Along with other top-profile professionals and businessmen from the banking and financial services sector, he regularly organises meetings, seminars and short courses to attempt to influence decision-making through formation.

One of those events is being organised by the Vatican-based foundation Centesimus Annus Pro Pontifice, which was set up by Pope John Paul II more than two decades ago.

The seminar, to be held in Malta, will deal with the socioeconomic aspects of Pope Francis’s recently published Apostolic Exhortation, Evangelii Gaudium.

“The good society and the future of jobs is the theme chosen for this year’s seminar through which we are promoting the social thinking of the Church.

“The Evangelii Gaudium, Latin for ‘The Joy of the Gospel’, exhorts people to implement a particular aspect of the Church’s life and teaching” Mr Zahra explained.

“Pope Francis instils courage and urges us to look ahead despite the present crisis.

“It is not strictly about Catholicism and religion but deals with the absolute values of subsidiarity, solidarity and the common good.

“It is a sort of mission statement of the Church through the eyes of Pope Francis, who is inviting us to go back to basics and rediscover the original freshness of the Gospel.”

The Pope’s document deals with peace, social justice, the role of women, the family, faith and politics and the economy, among others, and has been described as the spiritual government policy statement.

“We cannot have a society that chases money for the sake of money.

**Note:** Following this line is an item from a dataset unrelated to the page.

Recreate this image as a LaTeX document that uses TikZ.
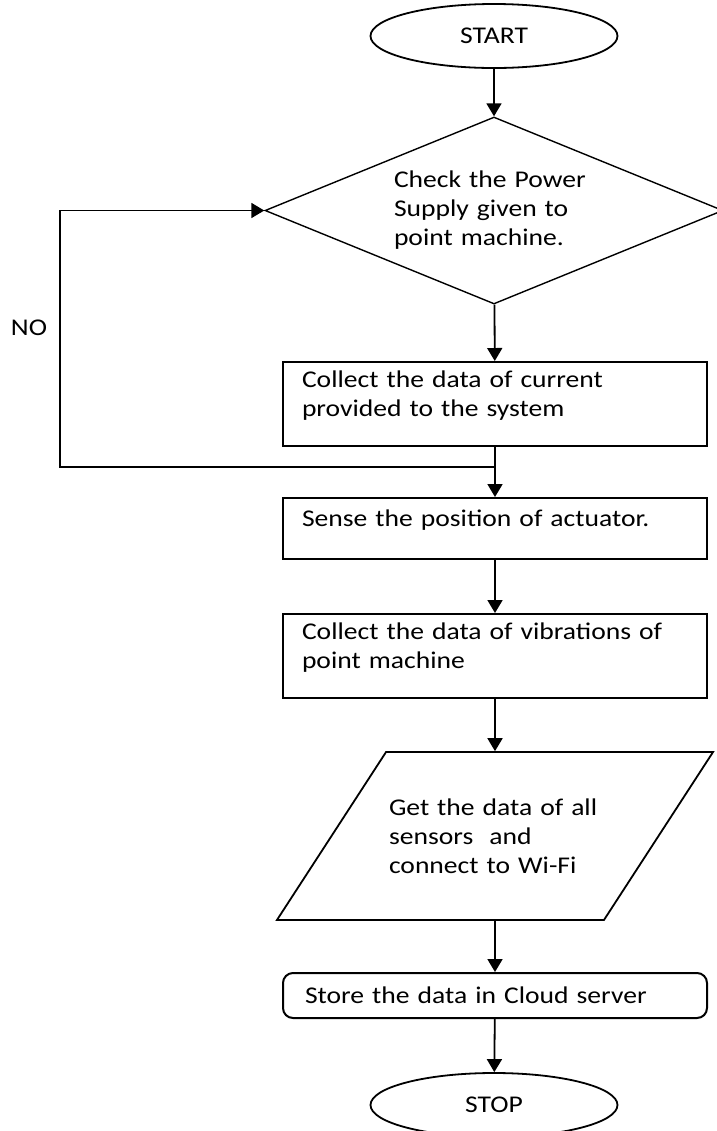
\documentclass[tikz,border=0pt]{standalone}
\usepackage{fontspec}
\setmainfont{Carlito}[FakeStretch=1.15]
\usetikzlibrary{arrows.meta}
\usetikzlibrary{shapes.geometric, positioning, calc}

\tikzset{
  terminal/.style={ellipse, draw, line width=0.9pt, minimum width=123.5pt, minimum height=32pt, inner sep=0pt},
  decision/.style={diamond, draw, line width=0.7pt, aspect=2.45, minimum width=229pt, minimum height=93.5pt, inner sep=0pt, text width=100pt, align=left},
  process/.style={rectangle, draw, line width=1pt, minimum width=212pt, text width=193pt, inner xsep=9.5pt, inner ysep=2pt, align=left, execute at end node={\par\vspace*{8pt}}},
  datain/.style={trapezium, trapezium left angle=57, trapezium right angle=123, draw, line width=0.9pt, inner xsep=1.5pt, inner ysep=23.25pt, text width=106pt, align=left},
  storebox/.style={rectangle, rounded corners=5pt, draw, line width=1pt, minimum width=212pt, minimum height=22.5pt, text width=190pt, inner xsep=11pt, align=left},
  flow/.style={-{Triangle[width=7.5pt, length=6.5pt]}, line width=0.9pt}
}

\begin{document}
\begin{tikzpicture}[x=0.5pt, y=-0.5pt, font=\fontsize{12pt}{14.5pt}\selectfont]
        \useasboundingbox (0, 0) rectangle (717, 1131);

        \node[terminal] (start) at (494, 36) {START};
        \node[decision] (check) at (494, 210.5) {Check the Power\\Supply given to\\point machine.};
        \node[process, minimum height=42pt] (current) at (495, 404) {Collect the data of current\\provided to the system};
        \node[process, minimum height=30.5pt] (sense) at (495, 528.5) {Sense the position of actuator.};
        \node[process, minimum height=42pt] (vibration) at (495, 656) {Collect the data of vibrations of\\point machine};
        \node[datain] (getdata) at (495, 836) {Get the data of all\\sensors\ \ and\\connect to Wi-Fi};
        \node[storebox] (cloud) at (495, 995.5) {Store the data in Cloud server};
        \node[terminal] (stop) at (494, 1105) {STOP};

        \node (no) at (29, 328) {NO};

        \coordinate (join) at (current.south |- 0, 467);
        \coordinate (back) at (60, 467);

        \draw[flow] (start) -- (check);
        \draw[flow] (check) -- (current);
        \draw[line width=0.9pt] (current.south) -- (join);
        \draw[flow] (join) -- (sense.north);
        \draw[flow] (join) -- (back) |- (check.west);
        \draw[flow] (sense) -- (vibration);
        \draw[flow] (vibration) -- (getdata);
        \draw[flow] (getdata) -- (cloud);
        \draw[flow] (cloud) -- (stop);

      \end{tikzpicture}
\end{document}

We have to have an economy where entrepreneurs contribute to social and economic growth, achieving fulfilment in life which will create more equality in society.”

The document, according to Mr Zahra, is not pessimistic about business but states that “business is a vocation, and a noble vocation, provided that those engaged in it see themselves challenged by a greater meaning in life”.

It highlights the link between the economy and peace and decries the economy of exclusion, the new idolatry of money through consumerism, overspending on luxury and waste.

It speaks out against a fiscal system that rules rather than serves, and against an inequality that creates violence.

The document also says no to corruption, tax evasion, bribery, virtual consumerism and short-termism.

These are the issues to be discussed during the public seminar being held tomorrow at 6pm at the Seminary in Tal- Virtù.

Apart from Mr Zahra, speakers include Jesuits provincial Fr Paul Pace SJ, former Central Bank governor Michael Bonello, social policy university lecturer Sue Vella, former prime minister Lawrence Gonzi and Archbishop Paul Cremona.